* **Problem to solve**
Identify the lines bearing the string "with" and gather them.

* **Provided data**
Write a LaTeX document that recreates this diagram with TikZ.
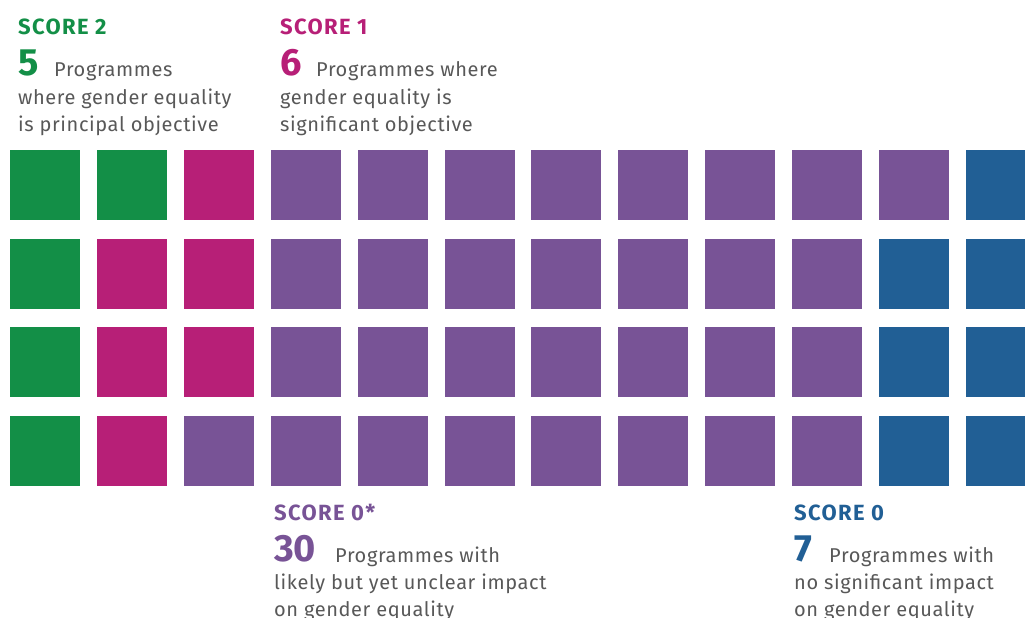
\documentclass[tikz,border=0pt]{standalone}
\usepackage{fontspec}
\setmainfont{Fira Sans}
\newfontfamily\bodyfont[LetterSpace=3]{Fira Sans}
\newfontfamily\titlefont[LetterSpace=6]{Fira Sans}
\usepackage{tikz}
\usetikzlibrary{positioning}
\definecolor{scoreg}{RGB}{19,143,71}
\definecolor{scorem}{RGB}{183,31,119}
\definecolor{scorep}{RGB}{120,83,150}
\definecolor{scoreb}{RGB}{33,95,149}
\definecolor{bodygray}{RGB}{88,88,88}
\tikzstyle{tile} = [minimum size=70pt, inner sep=0pt, outer sep=0pt, anchor=north west]
\tikzstyle{title} = [anchor=base west, inner sep=0pt, font=\titlefont\fontsize{22}{22}\selectfont\bfseries]
\tikzstyle{count} = [anchor=base west, inner sep=0pt, font=\fontsize{38}{38}\selectfont\bfseries]
\tikzstyle{body} = [anchor=base west, inner sep=0pt, text=bodygray, font=\bodyfont\fontsize{20}{27}\selectfont]

\begin{document}
\begin{tikzpicture}[x=1pt, y=-1pt]
\useasboundingbox (0,0) rectangle (1025,618);
\clip (0,0) rectangle (1025,618);

% Tile grid, one colour letter per tile
\foreach \row/\cols in {0/{g,g,m,p,p,p,p,p,p,p,p,b},
                        1/{g,m,m,p,p,p,p,p,p,p,b,b},
                        2/{g,m,m,p,p,p,p,p,p,p,b,b},
                        3/{g,m,p,p,p,p,p,p,p,p,b,b}}
  \foreach \c [count=\col from 0] in \cols
    \node[tile, fill=score\c] (tile-\row-\col) at (10+86.9*\col, 150+88.7*\row) {};

% Score 2
\node[title, text=scoreg] (s2title) at (18,35) {SCORE 2};
\node[count, text=scoreg] (s2count) at (18,76) {5};
\node[body] (s2line1) at (54,77) {Programmes};
\node[body] (s2line2) at (18,104) {where gender equality};
\node[body] (s2line3) at (18,131) {is principal objective};

% Score 1
\node[title, text=scorem] (s1title) at (280,35) {SCORE 1};
\node[count, text=scorem] (s1count) at (280,76) {6};
\node[body] (s1line1) at (316,77) {Programmes where};
\node[body] (s1line2) at (280,104) {gender equality is};
\node[body] (s1line3) at (280,131) {significant objective};

% Score 0*
\node[title, text=scorep] (s0stitle) at (274,520) {SCORE 0*};
\node[count, text=scorep] (s0scount) at (274,561) {30};
\node[body] (s0sline1) at (335,562) {Programmes with};
\node[body] (s0sline2) at (274,589) {likely but yet unclear impact};
\node[body] (s0sline3) at (274,616) {on gender equality};

% Score 0
\node[title, text=scoreb] (s0title) at (794,520) {SCORE 0};
\node[count, text=scoreb] (s0count) at (794,561) {7};
\node[body] (s0line1) at (829,562) {Programmes with};
\node[body] (s0line2) at (794,589) {no significant impact};
\node[body] (s0line3) at (794,616) {on gender equality};
\end{tikzpicture}
\end{document}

* **Expected answer**
Write a LaTeX document that recreates this diagram with TikZ.
\node[body] (s0sline1) at (335,562) {Programmes with};
\node[body] (s0line1) at (829,562) {Programmes with};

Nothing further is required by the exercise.